Larry Wall's comment on python...

François Pinard pinard at iro.umontreal.ca
Fri Sep 6 22:00:14 CEST 2002


[brueckd at tbye.com]

> The very idea of Larry Wall lecturing on code readability is hilarious.

While I understand the sentiment, history adds some perspective.

I've been following Perl since version 1, and in the beginnings, despite the
syntax was admittedly eclectic, Perl was much easier to read then, than now.
Perl grew many $X variables where X was a special character, but in the state
of the things at the time, it was still bearable.

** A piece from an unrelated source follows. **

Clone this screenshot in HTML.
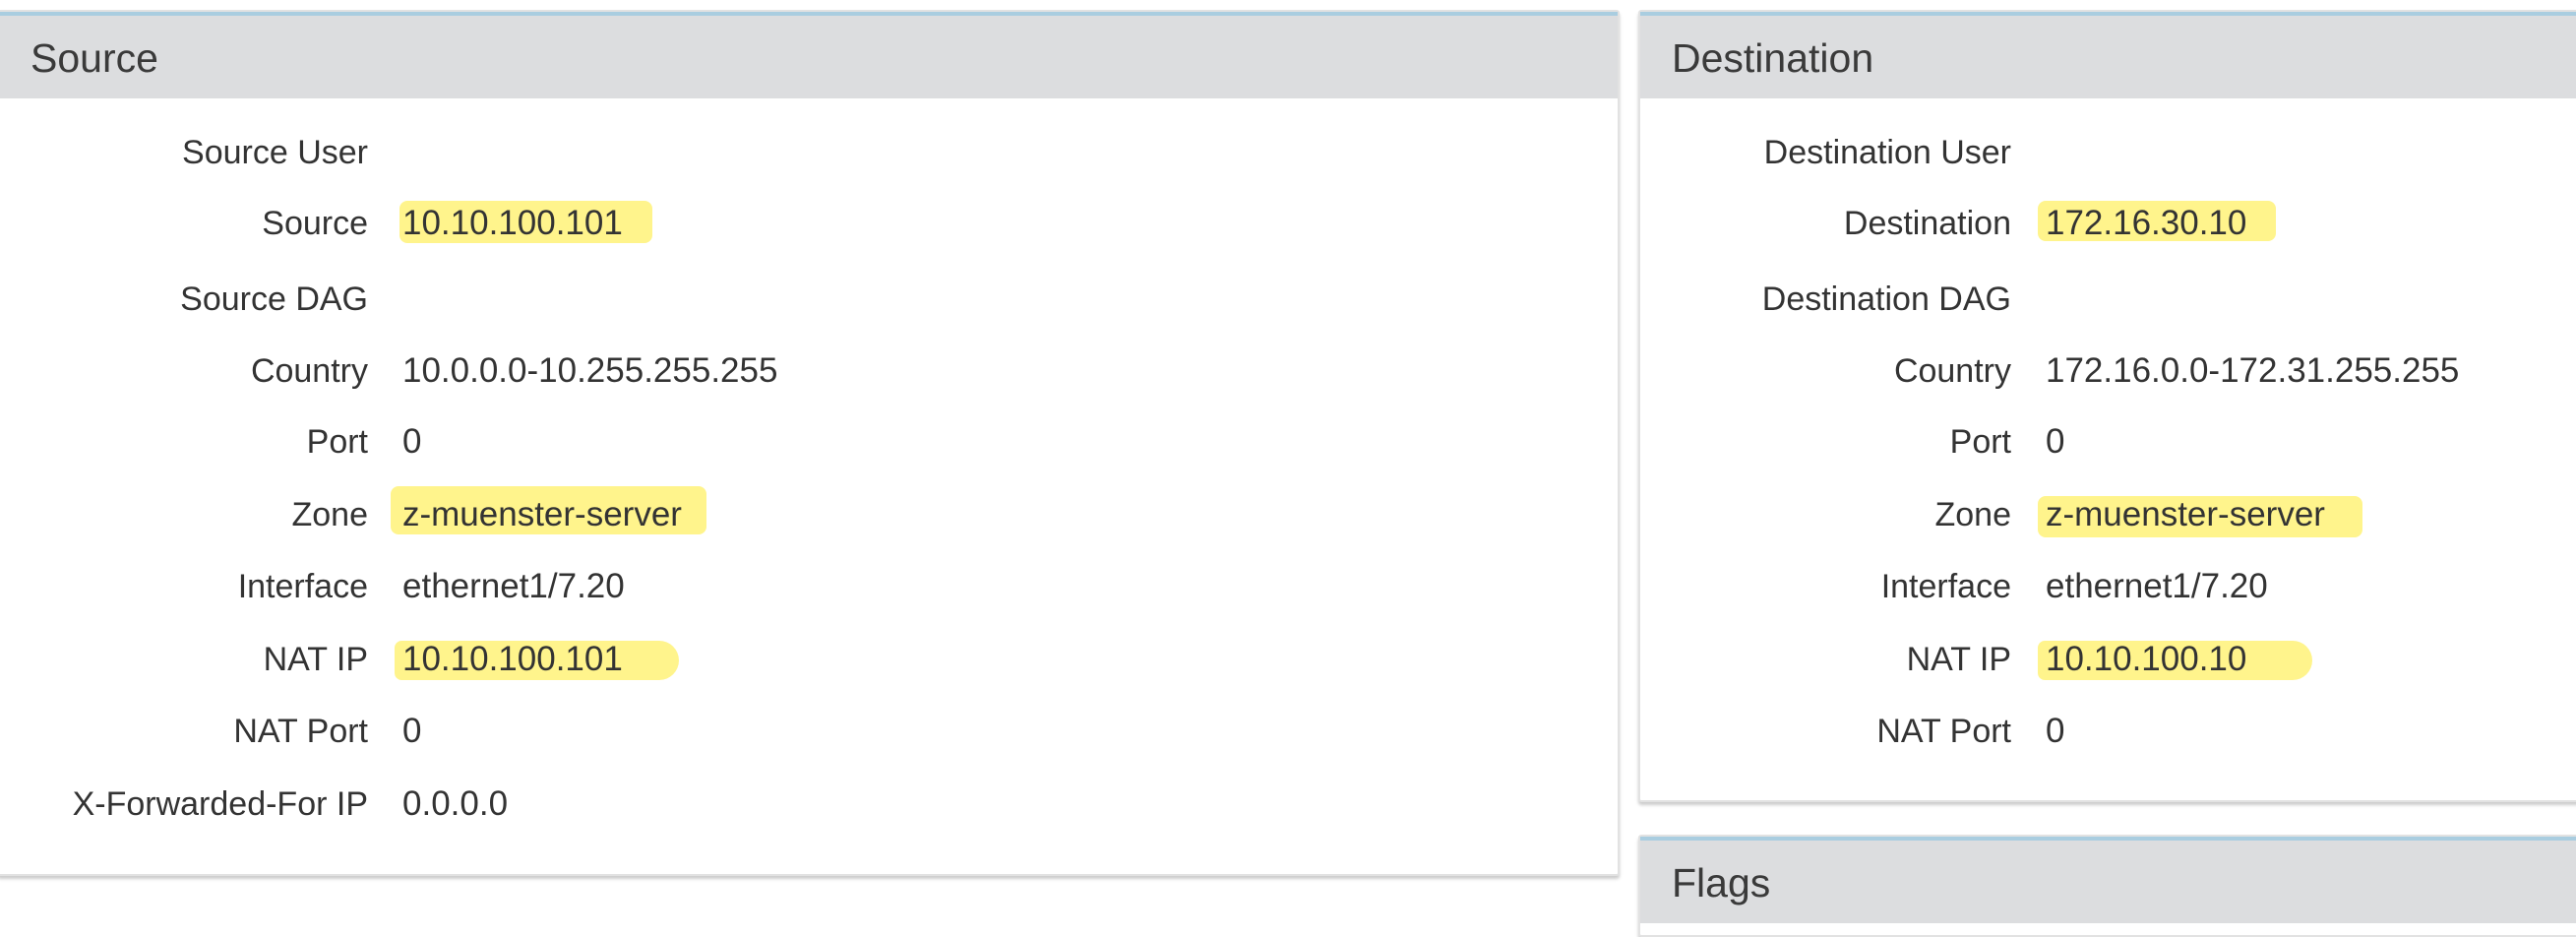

The legibility problem developed progressively when adding things to Perl,
while trying to stay compatible to what it was.  Running out of special
characters, $X started to use control characters.  The very notion of
announcing the type of something to a prefix character ($%@&) did not mix well
when references and more complex structures were added.  Larry made an effort
to clean out the syntax a bit when going from Perl 4 to Perl 5, but the damage
was already too intense for the cleanup to be effective, also considered that
the cleanup just could not be too drastic, to protect the existing code base.

I take Larry Wall as a nice and clever guy.  Perl does not marry so well with
evolution, and this is probably the doom of all languages which do not enough
foresee evolution, and overly praise backward compatibility.  On the other
hand, too much rapid or drastic changes might erode the user base or make it
less solid.  Equilibrium is a very difficult art.